KYC helps stop criminals from hiding behind fake identities, shell companies, stolen documents, nominees, and unusual transaction patterns. For a business, KYC helps protect customers, reduces exposure to fraud, helps avoid regulatory action, and supports trust in the company’s services.
10 Best Practices for KYC Compliance in the UK
KYC in the UK is demanding, but it is manageable when the process is clear, risk-based, and supported by the right controls. Here are 10 hands-on KYC tips to keep your business compliant:
- Build KYC around risk. Document why a customer is low, standard, or high risk, and make sure the evidence supports your decision.
- Keep policies practical. A KYC policy that staff cannot apply consistently will fail under pressure.
- Audit your process. Periodically review your KYC files. If an auditor walked in today, would they find everything in order?

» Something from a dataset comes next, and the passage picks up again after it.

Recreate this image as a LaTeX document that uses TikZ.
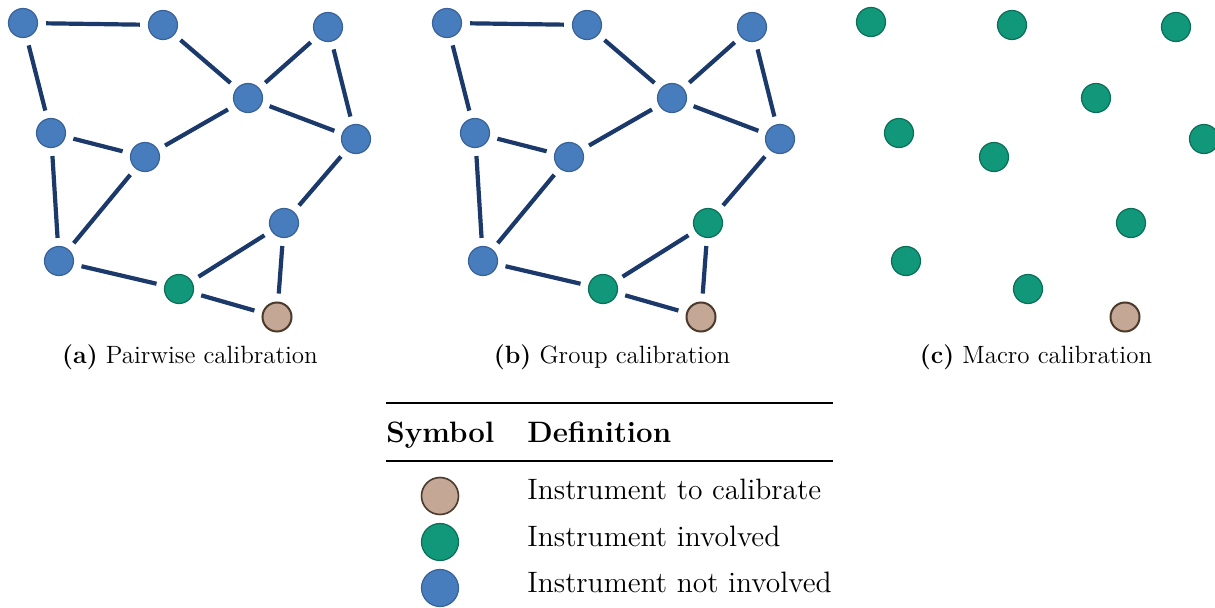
\documentclass[tikz,border=0pt]{standalone}
\definecolor{edgec}{RGB}{27,58,107}
\definecolor{bluef}{RGB}{72,125,189}
\definecolor{blued}{RGB}{56,98,152}
\definecolor{greenf}{RGB}{17,152,122}
\definecolor{greend}{RGB}{11,110,86}
\definecolor{tanf}{RGB}{196,168,149}
\definecolor{tand}{RGB}{75,58,44}
\tikzset{
  inst/.style={circle, minimum size=14.5pt, inner sep=0pt, line width=0.6pt},
  bnode/.style={inst, fill=bluef, draw=blued},
  gnode/.style={inst, fill=greenf, draw=greend},
  tnode/.style={inst, fill=tanf, draw=tand, line width=1pt},
  link/.style={draw=edgec, line width=2.1pt, shorten <=4pt, shorten >=4pt},
  capt/.style={anchor=base, font=\fontsize{12.5pt}{15pt}\selectfont, inner sep=0pt},
  tabt/.style={anchor=base west, font=\fontsize{14.75pt}{17pt}\selectfont, inner sep=0pt},
  legsym/.style={circle, minimum size=18.5pt, inner sep=0pt, line width=0.6pt}
}
\begin{document}
\begin{tikzpicture}[x=0.5pt, y=-0.5pt]
\useasboundingbox (0,0) rectangle (1215,608);
% ---------- panel (a)
\begin{scope}[shift={(0,0)}]
\node[bnode] (a1) at (23,23) {};
\node[bnode] (a2) at (163,25) {};
\node[bnode] (a3) at (328,27) {};
\node[bnode] (a4) at (248,98) {};
\node[bnode] (a5) at (51,133) {};
\node[bnode] (a6) at (145,157) {};
\node[bnode] (a7) at (356,139) {};
\node[bnode] (a8) at (284,223) {};
\node[bnode] (a9) at (59,261) {};
\node[gnode] (a10) at (179,289) {};
\node[tnode] (a11) at (277,317) {};
\end{scope}
\foreach \u/\v in {a1/a2,a1/a5,a2/a4,a4/a3,a3/a7,a4/a7,a4/a6,a5/a6,a5/a9,a6/a9,a9/a10,a10/a8,a8/a7,a8/a11,a10/a11}
  \draw[link] (\u) -- (\v);
\node[capt] (capa) at (190,364) {\textbf{(a)} Pairwise calibration};
% ---------- panel (b)
\begin{scope}[shift={(424,0)}]
\node[bnode] (b1) at (23,23) {};
\node[bnode] (b2) at (163,25) {};
\node[bnode] (b3) at (328,27) {};
\node[bnode] (b4) at (248,98) {};
\node[bnode] (b5) at (51,133) {};
\node[bnode] (b6) at (145,157) {};
\node[bnode] (b7) at (356,139) {};
\node[gnode] (b8) at (284,223) {};
\node[bnode] (b9) at (59,261) {};
\node[gnode] (b10) at (179,289) {};
\node[tnode] (b11) at (277,317) {};
\end{scope}
\foreach \u/\v in {b1/b2,b1/b5,b2/b4,b4/b3,b3/b7,b4/b7,b4/b6,b5/b6,b5/b9,b6/b9,b9/b10,b10/b8,b8/b7,b8/b11,b10/b11}
  \draw[link] (\u) -- (\v);
\node[capt] (capb) at (612,364) {\textbf{(b)} Group calibration};
% ---------- panel (c)
\begin{scope}[shift={(848,0)}]
\node[gnode] (c1) at (23,22) {};
\node[gnode] (c2) at (164,25) {};
\node[gnode] (c3) at (328,27) {};
\node[gnode] (c4) at (248,98) {};
\node[gnode] (c5) at (51,133) {};
\node[gnode] (c6) at (146,157) {};
\node[gnode] (c7) at (356,139) {};
\node[gnode] (c8) at (283,223) {};
\node[gnode] (c9) at (58,261) {};
\node[gnode] (c10) at (180,289) {};
\node[tnode] (c11) at (277,317) {};
\end{scope}
\node[capt] (capc) at (1036,364) {\textbf{(c)} Macro calibration};
% ---------- legend table
\coordinate (tl) at (386,403);
\coordinate (tr) at (833,403);
\coordinate (ml) at (386,461);
\coordinate (mr) at (833,461);
\draw[line width=1.1pt] (tl) -- (tr);
\draw[line width=0.6pt] (ml) -- (mr);
\node[tabt] (hsym) at (386,443) {\bfseries Symbol};
\node[tabt] (hdef) at (527,443) {\bfseries Definition};
\node[legsym, fill=tanf, draw=tand, line width=0.8pt] (ls1) at (440,496) {};
\node[legsym, fill=greenf, draw=greend] (ls2) at (440,542) {};
\node[legsym, fill=bluef, draw=blued] (ls3) at (440,588) {};
\node[tabt] (ld1) at (527,500) {Instrument to calibrate};
\node[tabt] (ld2) at (527,546) {Instrument involved};
\node[tabt] (ld3) at (527,592) {Instrument not involved};
\end{tikzpicture}
\end{document}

- Refresh customer data. Trigger reviews when ownership changes, customer activity shifts, documents expire, or risk indicators appear.
- Do more for higher-risk clients. EDD should be visible in the file: extra verification, source of funds or wealth checks, senior approval, and tighter monitoring.
- Make reporting easy. Staff should know how to escalate suspicion to the nominated officer..
- Choose scalable technology carefully. Automation should reduce manual work, improve consistency, and create a clear audit trail, while leaving room for human review when a case is complex.
- Protect customer data. KYC teams collect sensitive information, so retention, access control, and deletion rules matter as much as onboarding speed.
- Never stop training. Laws change. Ensure your staff undergoes training on new AML requirements at least once a year.
- Adopt a “compliance first” culture. Compliance shouldn’t be a hurdle; it should be part of your brand’s promise of security and integrity.
To successfully stay compliant with UK regulations while onboarding customers, choose a KYC solution provider that offers smart automation, reliable verification, and AML coverage, so you can scale with confidence.